NPR’s All Things Considered delved yesterday into the effect that water cutbacks are having on farmers in San Diego County.

Farmers have been getting 30 percent less water from the Metropolitan Water District since Jan. 1, a move designed to lessen the impacts of court-ordered reductions in the water exported from the Sacramento-San Joaquin River Delta.

The NPR story gives some interesting context about why farmers are in this position:

The cutbacks have their roots in California’s last big drought, which took place in the late 1980s and early ’90s. After that, the Metropolitan Water District invested in big water-storage projects, and to pay for them, it doubled water prices over a short time.

To keep their businesses afloat, most farmers made a kind of “deal with the devil.”

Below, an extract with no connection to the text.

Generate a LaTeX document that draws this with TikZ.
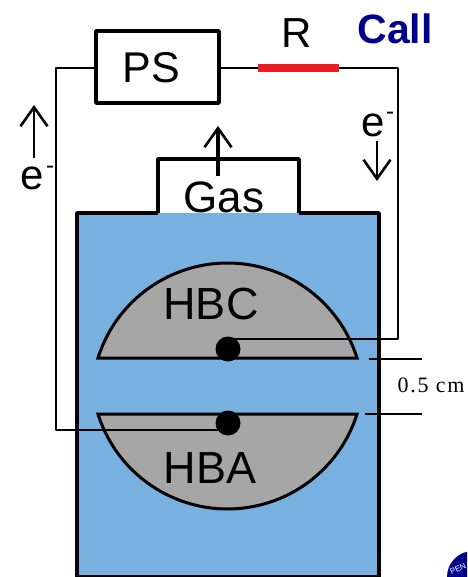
\documentclass[tikz,border=0pt]{standalone}
\usepackage{fontspec}
\setmainfont{Liberation Sans}
\newfontfamily\serifcm[LetterSpace=8]{Liberation Serif}
\usetikzlibrary{arrows.meta}
\definecolor{cellblue}{HTML}{78B0E0}
\definecolor{hbgray}{HTML}{A6A6A6}
\definecolor{calltext}{HTML}{00008F}
\definecolor{wirered}{HTML}{EE1C25}
\tikzset{
  x=1pt,y=-1pt,
  wire/.style={line width=2.4pt,line join=round},
  frame/.style={line width=3.4pt,line join=round},
  electrode/.style={fill=hbgray,draw=black,line width=3pt,line join=miter},
  contact/.style={circle,fill=black,inner sep=0pt,minimum size=25pt},
  flow/.style={line width=2.6pt,-{Straight Barb[length=19pt,width=27pt,line width=2.6pt]}},
  bigtext/.style={font=\fontsize{42}{42}\selectfont,inner sep=0pt},
  dim/.style={line width=1.2pt},
}
\begin{document}
\begin{tikzpicture}
\useasboundingbox (0,0) rectangle (467,577);
\clip (0,0) rectangle (467,577);
% cell
\fill[cellblue] (77,213) rectangle (379,577);
\draw[frame] (158,213) -- (77,213) -- (77,577) -- (379,577) -- (379,213) -- (299,213);
\draw[frame] (158,213) -- (158,159) -- (299,159) -- (299,213);
% electrodes
\draw[electrode] (98,358) arc[start angle=197.5,end angle=342.5,radius=135.8] -- cycle;
\draw[electrode] (98,414) arc[start angle=162.5,end angle=17.5,radius=135.8] -- cycle;
\node[contact] (hbc) at (228,349) {};
\node[contact] (hba) at (228,423) {};
% PS and resistor
\node[draw=black,frame,minimum width=123pt,minimum height=72pt,inner sep=0pt] (ps) at (157.5,67) {};
\node[bigtext,font=\fontsize{43}{43}\selectfont] (pslabel) at (151,68) {PS};
\coordinate (ra) at (258,68);
\coordinate (rb) at (339,68);
\coordinate (tr) at (398,68);
\coordinate (tl) at (56,68);
\draw[wire] (ps.east |- ra) -- (ra);
\draw[wire] (rb) -- (tr) -- (398,339) -- (228,339);
\draw[wire] (ps.west |- tl) -- (tl) -- (56,430) -- (228,430);
\draw[wirered,line width=7.5pt] (ra) -- (rb);
% labels
\node[bigtext] (r) at (297,33) {R};
\node[font=\bfseries\fontsize{41}{41}\selectfont,text=calltext,inner sep=0pt] (call) at (395,29) {Call};
\node[bigtext,font=\fontsize{44}{44}\selectfont] (gas) at (224,197) {Gas};
\node[bigtext,font=\fontsize{45}{45}\selectfont] (hbclabel) at (211,304) {HBC};
\node[bigtext,font=\fontsize{45}{45}\selectfont] (hbalabel) at (210,468) {HBA};
\node[bigtext] (eleft) at (32,178) {e};
\node[bigtext] (eright) at (373,125) {e};
\node[inner sep=0pt,font=\fontsize{24}{24}\selectfont] (mleft) at (50,170) {-};
\node[inner sep=0pt,font=\fontsize{24}{24}\selectfont] (mright) at (390,116) {-};
% electron and gas flow
\coordinate (a1) at (34,158); \coordinate (a2) at (34,105);
\coordinate (b1) at (377,141); \coordinate (b2) at (377,181);
\coordinate (c1) at (218,176); \coordinate (c2) at (218,126);
\draw[flow] (a1) -- (a2);
\draw[flow] (b1) -- (b2);
\draw[flow,line width=3.2pt] (c1) -- (c2);
% gap dimension
\coordinate (d1) at (369,359); \coordinate (d2) at (422,359);
\coordinate (d3) at (365,414); \coordinate (d4) at (422,414);
\draw[dim] (d1) -- (d2);
\draw[dim] (d3) -- (d4);
\node[font=\serifcm\fontsize{22}{22}\selectfont,inner sep=0pt] (gap) at (431,385) {0.5 cm};
% logo
\fill[calltext] (473,577) circle[radius=26];
\node[text=white,font=\fontsize{8}{8}\selectfont,rotate=25,inner sep=0pt] (logo) at (458,569) {PEN};
\end{tikzpicture}
\end{document}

“The deal was that, in exchange for a discount on the water rate, we would be willing to take the first cutbacks in an emergency situation,” says Al Stehly, who manages about 450 acres of avocado trees for himself and other landowners in the county. …

In the heat of the summer, he gives each tree about 300 gallons of water, and his water bills run $14,000 a month.

Because of the 30 percent cut in water supply, Stehly plans to take chainsaws to about 1,200 trees — a quarter of his grove. He will cut them down to about four feet tall and try to keep the stumps alive by giving them about a tenth of the water they usually need.